Once we become happier with ourselves and other areas of our life, we’ll send out more positive vibes into the world and attract the right kind of people. And we’ll have enough self-worth to recognize people who are not right for us and not waste our time.
If we don’t do these things, we may complete the puzzle, with all the elements of our life neatly in place and find that we have a piece left over. That piece is you or me, and it doesn’t fit because it was in the wrong box and never meant for this puzzle.
That was why we struggled to fit in—we chose things in all areas of our lives that were never right for us. So the problem wasn’t us, it was where we trying to force ourselves to fit.
It may feel daunting to start over, but when we find the right puzzle we belong to, everything stops feeling like a struggle because we slot easily into place.
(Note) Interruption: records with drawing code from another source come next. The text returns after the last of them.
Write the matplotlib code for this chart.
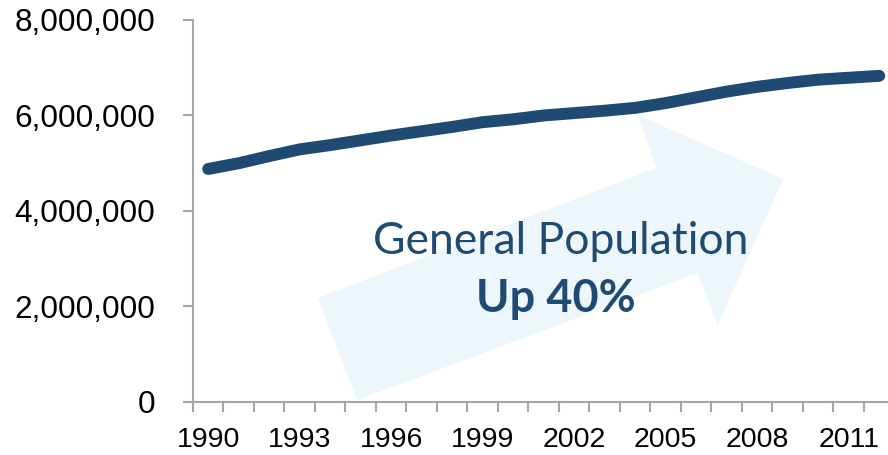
import matplotlib.pyplot as plt
import numpy as np
from matplotlib.patches import Polygon
from matplotlib.ticker import FuncFormatter

years = list(range(1990, 2013))
population = [4880000, 5000000, 5150000, 5290000, 5380000, 5480000, 5580000,
              5670000, 5760000, 5860000, 5920000, 6000000, 6050000, 6100000,
              6160000, 6260000, 6380000, 6500000, 6600000, 6680000, 6750000,
              6790000, 6830000]
label_years = [1990, 1993, 1996, 1999, 2002, 2005, 2008, 2011]
y_ticks = [0, 2000000, 4000000, 6000000, 8000000]

navy = '#1f4a72'
grey = '#a6a6a6'

fig = plt.figure(figsize=(8.88, 4.55), dpi=100)
ax = fig.add_axes([0.2173, 0.1165, 0.790, 0.8396])

# background arrow (axes fraction coords)
arrow = [(0.178, 0.272), (0.661, 0.613), (0.634, 0.751), (0.841, 0.584),
         (0.748, 0.202), (0.720, 0.338), (0.234, 0.005)]
ax.add_patch(Polygon(arrow, closed=True, transform=ax.transAxes,
                     facecolor='#edf6fa', edgecolor='none', zorder=0))

ax.plot(years, population, color=navy, lw=8.6, solid_capstyle='round',
        solid_joinstyle='round', zorder=3, clip_on=False)

ax.set_xlim(1989.5, 2012.5)
ax.set_ylim(0, 8000000)

ax.set_xticks(np.arange(1989.5, 2013, 1))
ax.set_xticklabels([])
ax.set_xticks(label_years, minor=True)
ax.set_xticklabels([str(y) for y in label_years], minor=True,
                   fontsize=20.5, family='Liberation Sans')
ax.tick_params(axis='x', which='major', length=7, width=1.5, color=grey,
               direction='out')
ax.tick_params(axis='x', which='minor', length=0, pad=18)

ax.set_yticks(y_ticks)
ax.yaxis.set_major_formatter(FuncFormatter(lambda v, p: f'{int(v):,}'))
ax.tick_params(axis='y', length=7, width=1.5, color=grey, pad=20,
               labelsize=22.7)
for lbl in ax.get_yticklabels():
    lbl.set_family('Liberation Sans')

for s in ['top', 'right']:
    ax.spines[s].set_visible(False)
for s in ['left', 'bottom']:
    ax.spines[s].set_color(grey)
    ax.spines[s].set_linewidth(1.5)

ax.text(0.524, 0.421, 'General Population', transform=ax.transAxes,
        ha='center', va='center', fontsize=32, color=navy, family='Lato')
ax.text(0.517, 0.27, 'Up 40%', transform=ax.transAxes,
        ha='center', va='center', fontsize=32.5, color=navy, family='Lato',
        fontweight='bold')

fig.savefig('out.png', dpi=100)
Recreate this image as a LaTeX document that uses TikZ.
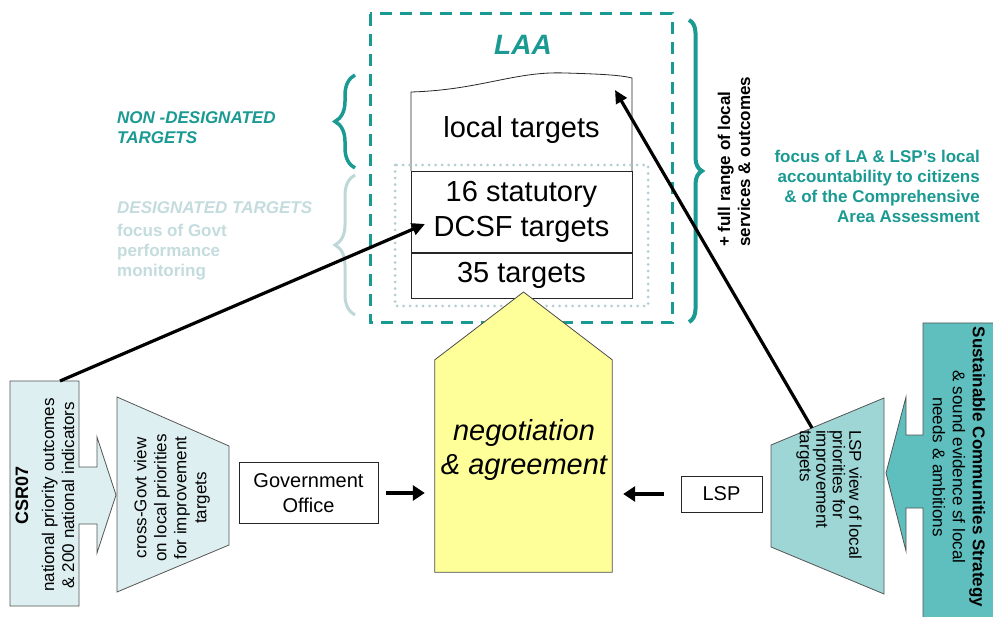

We will end up with a different picture than we originally imagined, but it will feel much better, because our piece will finally fit.
Where Am I Now?
After spending half my life struggling to fit in and complete my jigsaw puzzle, I have realized that I am the piece left over, and it’s now time to start again and find the right puzzle that I belong to. This time, I’m starting with the most foundational pieces first—self-love, self-confidence, self-worth.
There was never anything wrong with me. I just needed to recognize my patterns so I could stop trying to force things that weren’t right. I know my pieces are out there. And so long as I let go of the wrong ones, I know, in time, I’ll find them.